Real Betis rely on mistakes and Barcelona’s aggressiveness pays off
Finally, we’ll shortly do an analysis of how both teams tried utilising their opposition’s mistakes but in a slightly different way and with different tactics. Both Real Betis’ goals came directly after a misspass by Barcelona or after an interception.
In general, they weren’t really efficient in this but it did get them two goals on the night. Both Fekir’s and Loren’s goals came after they snatched the ball from the Catalans’ bad passes around the middle of the pitch.
28% of all of their 64 recoveries were made from the half of the pitch and moving forward and they made a total of 49 interceptions on the night, which is 20 more than Barcelona tallied.
But the Catalans were actually more successful in those tactics, too. 76 out of 86 recoveries they made were actually made around the half of the pitch and in the final third and seven of those Real Betis’ losses directly lead to a shot on goal.
Barcelona also sped up the game extremely, making an average 7.54 passes per possession and due to their high-press and collapsing tactics, they limited Real Betis to only 3.48 passes per possession on average.
When pressing, they mirrored the opposition’s shape and used cover-shadowing to block the passing lines that lead into the higher areas of the pitch. They weren’t always that successful as Real Betis found free space behind them and managed to bypass it.
Notice above how Barcelona try and mimic Real Betis’ shape but fail to do so properly, leading to a relatively easy long ball into the free man in the middle. But the guests were even less successful in their pressing attempts.
They would rarely go all the way to Barcelona’s box but when they did, they tried blocking the channels rather than pressing Marc-André ter Stegen. In order to avoid this problem, De Jong would drop deeper to negate Real Betis’ attempt to cover Barcelona’s sole defensive midfielder.

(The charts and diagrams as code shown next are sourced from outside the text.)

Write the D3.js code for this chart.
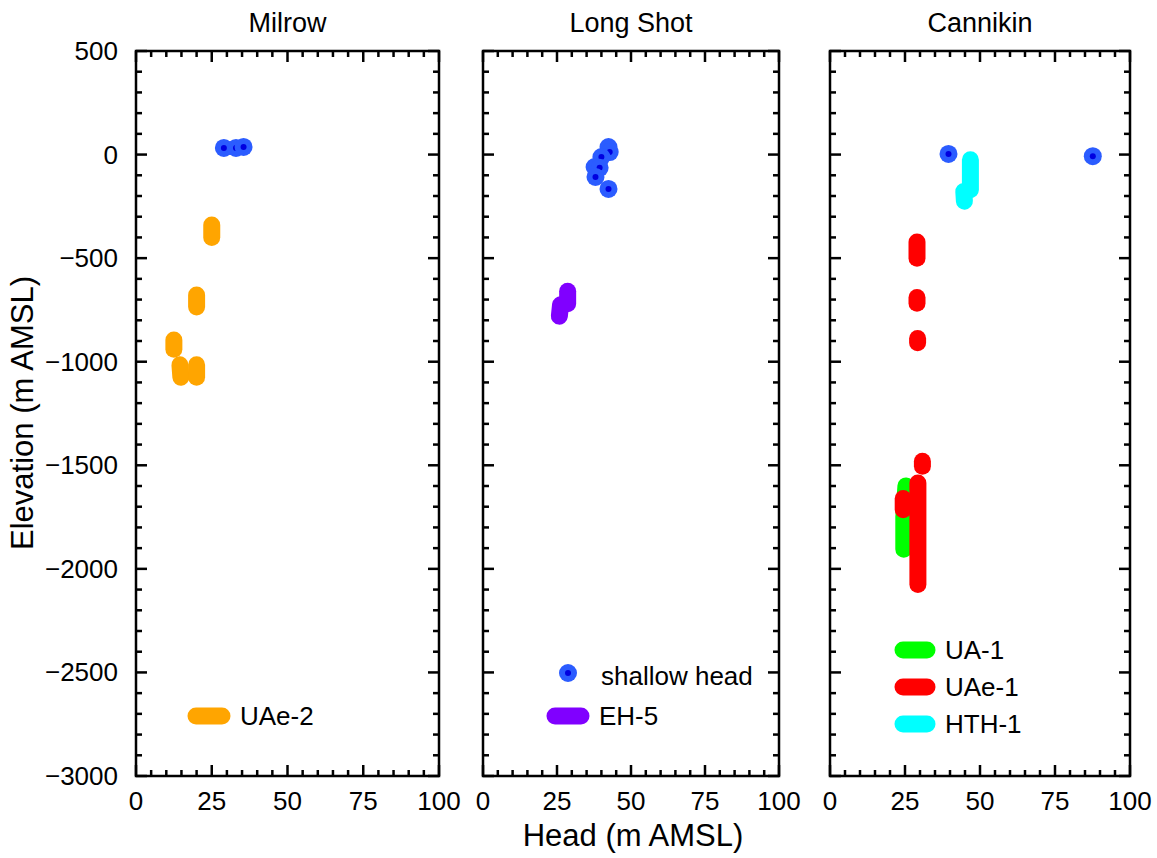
<!DOCTYPE html>
<html>
<head>
<meta charset="utf-8">
<script src="https://cdn.jsdelivr.net/npm/d3@7"></script>
<style>
  html, body { margin: 0; padding: 0; background: #fff; }
  svg { display: block; font-family: "Liberation Sans", Arial, sans-serif; }
</style>
</head>
<body>
<svg id="chart" width="1157" height="858"></svg>
<script>
// ---------------- data ----------------
const panelTitles = ["Milrow", "Long Shot", "Cannikin"];
const xTickValues = [0, 25, 50, 75, 100];
const yTickValues = [500, 0, -500, -1000, -1500, -2000, -2500, -3000];

// shallow head points [head, elevation]
const milrowShallow = [[29, 32], [33, 32], [35.5, 37]];
const longShotShallow = [[42.4, 36], [42.8, 12], [40, -12], [37.7, -60], [39.4, -64], [38, -108], [42.4, -166]];
const cannikinShallow = [[39.5, 3], [87.6, -8]];

// well segments: each segment is a list of [head, elevation]
const uae2Segments = [
  [[25, -340], [25, -400]],
  [[20, -678], [20, -736]],
  [[12.5, -895], [12.5, -940]],
  [[14.5, -1015], [14.8, -1075]],
  [[20, -1015], [20, -1075]]
];
const eh5Segments = [
  [[28.6, -660], [28.6, -720]],
  [[26.2, -725], [25.8, -780]]
];
const ua1Segments = [
  [[25.3, -1600], [24.6, -1750], [24.6, -1905]]
];
const uae1Segments = [
  [[29, -422], [29, -500]],
  [[29, -690], [29, -718]],
  [[29.2, -888], [29.2, -908]],
  [[30.8, -1480], [30.8, -1505]],
  [[29.3, -1585], [29.3, -2075]],
  [[24.4, -1660], [24.4, -1715]]
];
const hth1Segments = [
  [[46.8, -25], [46.8, -170]],
  [[44.6, -178], [44.8, -225]]
];

// ---------------- layout ----------------
const svg = d3.select("#chart");
const plotTop = 51, plotBottom = 776;
const panelX = [[136, 439], [483, 779], [830, 1130]];
const BLUE = "#2b5cff", BLUE_DOT = "#0000e0";
const wellColors = { "UAe-2": "#ffa500", "EH-5": "#8000ff", "UA-1": "#00ff00", "UAe-1": "#ff0000", "HTH-1": "#00ffff" };
const LW = 17;

const y = d3.scaleLinear().domain([-3000, 500]).range([plotBottom, plotTop]);
const lineGen = (x) => d3.line().x(d => x(d[0])).y(d => y(d[1]));

const panels = [
  { shallow: milrowShallow, wells: [["UAe-2", uae2Segments]] },
  { shallow: longShotShallow, wells: [["EH-5", eh5Segments]] },
  { shallow: cannikinShallow, wells: [["UA-1", ua1Segments], ["UAe-1", uae1Segments], ["HTH-1", hth1Segments]] }
];

panels.forEach((p, i) => {
  const [x0, x1] = panelX[i];
  const x = d3.scaleLinear().domain([0, 100]).range([x0, x1]);
  const g = svg.append("g");

  // wells
  p.wells.forEach(([name, segs]) => {
    g.selectAll(null).data(segs).enter().append("path")
      .attr("d", lineGen(x))
      .attr("fill", "none")
      .attr("stroke", wellColors[name])
      .attr("stroke-width", LW)
      .attr("stroke-linecap", "round")
      .attr("stroke-linejoin", "round");
  });

  // shallow head
  p.shallow.forEach(d => {
    g.append("circle").attr("cx", x(d[0])).attr("cy", y(d[1])).attr("r", 9).attr("fill", BLUE);
    g.append("circle").attr("cx", x(d[0])).attr("cy", y(d[1])).attr("r", 3).attr("fill", BLUE_DOT);
  });

  // ticks
  const minorX = d3.range(0, 101, 5);
  const minorY = d3.range(-3000, 501, 100);
  const tk = g.append("g").attr("stroke", "#000").attr("stroke-width", 2.5);
  minorX.forEach(v => {
    const L = v % 25 === 0 ? 11 : 6;
    tk.append("line").attr("x1", x(v)).attr("x2", x(v)).attr("y1", plotBottom).attr("y2", plotBottom - L);
    tk.append("line").attr("x1", x(v)).attr("x2", x(v)).attr("y1", plotTop).attr("y2", plotTop + L);
  });
  minorY.forEach(v => {
    const L = v % 500 === 0 ? 11 : 6;
    tk.append("line").attr("x1", x0).attr("x2", x0 + L).attr("y1", y(v)).attr("y2", y(v));
    tk.append("line").attr("x1", x1).attr("x2", x1 - L).attr("y1", y(v)).attr("y2", y(v));
  });

  // frame
  g.append("rect").attr("x", x0).attr("y", plotTop).attr("width", x1 - x0).attr("height", plotBottom - plotTop)
    .attr("fill", "none").attr("stroke", "#000").attr("stroke-width", 2.5);

  // x tick labels
  g.selectAll(null).data(xTickValues).enter().append("text")
    .attr("x", d => x(d)).attr("y", plotBottom + 34)
    .attr("text-anchor", "middle").attr("font-size", 26).text(d => d);

  // y tick labels (first panel only)
  if (i === 0) {
    g.selectAll(null).data(yTickValues).enter().append("text")
      .attr("x", x0 - 18).attr("y", d => y(d) + 9)
      .attr("text-anchor", "end").attr("font-size", 26)
      .text(d => d3.format("d")(d));
  }

  // title
  svg.append("text").attr("x", (x0 + x1) / 2).attr("y", 32)
    .attr("text-anchor", "middle").attr("font-size", 27).text(panelTitles[i]);
});

// ---------------- legends ----------------
function legendLine(x1, x2, yy, color, label) {
  svg.append("line").attr("x1", x1).attr("x2", x2).attr("y1", yy).attr("y2", yy)
    .attr("stroke", color).attr("stroke-width", LW).attr("stroke-linecap", "round");
  svg.append("text").attr("x", x2 + 18).attr("y", yy + 9).attr("font-size", 26).text(label);
}
legendLine(196, 222, 716, wellColors["UAe-2"], "UAe-2");

svg.append("circle").attr("cx", 568).attr("cy", 673).attr("r", 9).attr("fill", BLUE);
svg.append("circle").attr("cx", 568).attr("cy", 673).attr("r", 3).attr("fill", BLUE_DOT);
svg.append("text").attr("x", 601).attr("y", 685).attr("font-size", 26).text("shallow head");
legendLine(555, 581, 716, wellColors["EH-5"], "EH-5");

legendLine(903, 927, 650, wellColors["UA-1"], "UA-1");
legendLine(903, 927, 687, wellColors["UAe-1"], "UAe-1");
legendLine(903, 927, 724, wellColors["HTH-1"], "HTH-1");

// axis titles
svg.append("text").attr("x", 633).attr("y", 846).attr("text-anchor", "middle")
  .attr("font-size", 31).text("Head (m AMSL)");
svg.append("text").attr("transform", "translate(33,413) rotate(-90)")
  .attr("text-anchor", "middle").attr("font-size", 31).text("Elevation (m AMSL)");
</script>
</body>
</html>
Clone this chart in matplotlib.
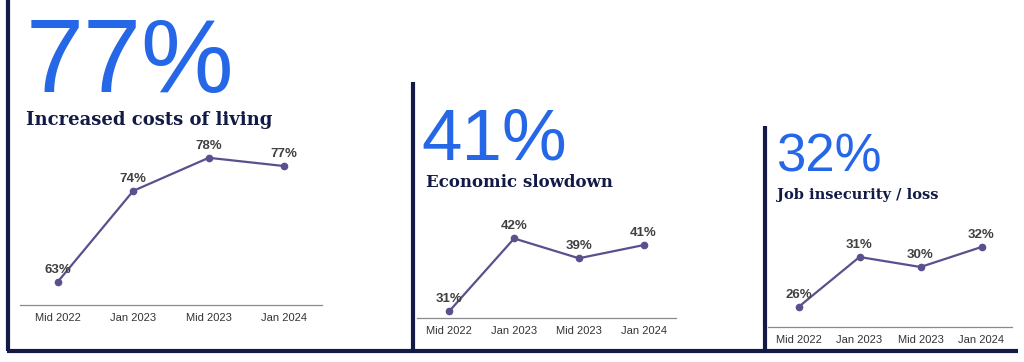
import matplotlib.pyplot as plt
from matplotlib.lines import Line2D

periods = ["Mid 2022", "Jan 2023", "Mid 2023", "Jan 2024"]
headlines = ["77%", "41%", "32%"]
titles = ["Increased costs of living", "Economic slowdown", "Job insecurity / loss"]
costs_of_living = [63, 74, 78, 77]
economic_slowdown = [31, 42, 39, 41]
job_insecurity = [26, 31, 30, 32]

W, H = 1024, 362
BLUE = "#2567e6"
NAVY = "#121a45"
LINE = "#5c4f8e"
GRAY = "#404040"


def fx(px):
    return px / W


def fy(py):
    return 1 - py / H


# per panel layout in pixels: axis left, right, bottom (axis line), px per unit, y floor
panels = [
    dict(values=costs_of_living, left=20, right=322, base=305, scale=8.27, ymin=60.2,
         big=(26, 92, 75), title=(26, 125, 13), frame=(8, 0)),
    dict(values=economic_slowdown, left=417, right=676, base=318, scale=6.6, ymin=29.95,
         big=(421, 159, 52.5), title=(426, 187, 12), frame=(413, 82)),
    dict(values=job_insecurity, left=768, right=1012, base=327, scale=10.0, ymin=24.0,
         big=(776, 172, 38), title=(777, 199, 10.5), frame=(765, 126)),
]

fig = plt.figure(figsize=(W / 100, H / 100), dpi=100)

for p, big, title in zip(panels, headlines, titles):
    vals = p["values"]
    span = 22 if p["scale"] < 9 else 14
    top = p["base"] - span * p["scale"]
    ax = fig.add_axes([fx(p["left"]), fy(p["base"]), fx(p["right"] - p["left"]),
                       (p["base"] - top) / H])
    x = range(len(periods))
    ax.plot(x, vals, color=LINE, lw=1.6, marker="o", ms=4.5, clip_on=False)
    for xi, v in zip(x, vals):
        ax.annotate(f"{v}%", (xi, v), xytext=(0, 4.5), textcoords="offset points",
                    ha="center", va="bottom", fontsize=9.5, fontweight="bold",
                    color=GRAY, family="Liberation Sans")
    ax.set_xlim(-0.5, 3.5)
    ax.set_ylim(p["ymin"], p["ymin"] + span)
    ax.set_xticks(list(x))
    ax.set_xticklabels(periods, fontsize=8, color="#333333", family="Liberation Sans")
    ax.tick_params(axis="x", length=0, pad=6)
    ax.set_yticks([])
    for s in ["top", "left", "right"]:
        ax.spines[s].set_visible(False)
    ax.spines["bottom"].set_color("#8a8a8a")
    ax.spines["bottom"].set_linewidth(0.9)
    ax.patch.set_alpha(0)

    bx, by, bs = p["big"]
    fig.text(fx(bx), fy(by), big, fontsize=bs, color=BLUE, family="Liberation Sans",
             ha="left", va="baseline")
    tx, ty, ts = p["title"]
    fig.text(fx(tx), fy(ty), title, fontsize=ts, color=NAVY, family="DejaVu Serif",
             fontweight="bold", ha="left", va="baseline")
    lx, ly = p["frame"]
    fig.add_artist(Line2D([fx(lx), fx(lx)], [fy(ly), fy(351)], color=NAVY, lw=3,
                          transform=fig.transFigure, solid_capstyle="butt"))

fig.add_artist(Line2D([fx(6.5), fx(1018)], [fy(350.5), fy(350.5)], color=NAVY, lw=3,
                      transform=fig.transFigure, solid_capstyle="butt"))

fig.savefig("out.png", dpi=100)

With two pivots, Barcelona had more options to advance the ball and bypass the press. For that reason, Betis stayed deeper and more compact more often than venturing outside of their own half.
The first game at the Camp Nou was an extraordinary clash between two teams whose bouts rarely disappoint. Barcelona finally found their grove and managed to secure the first three points of the new La Liga season without their biggest guns available.
Real Betis, on the other hand, looked too passive and after they lost their lead and their heads, there was no coming back anymore.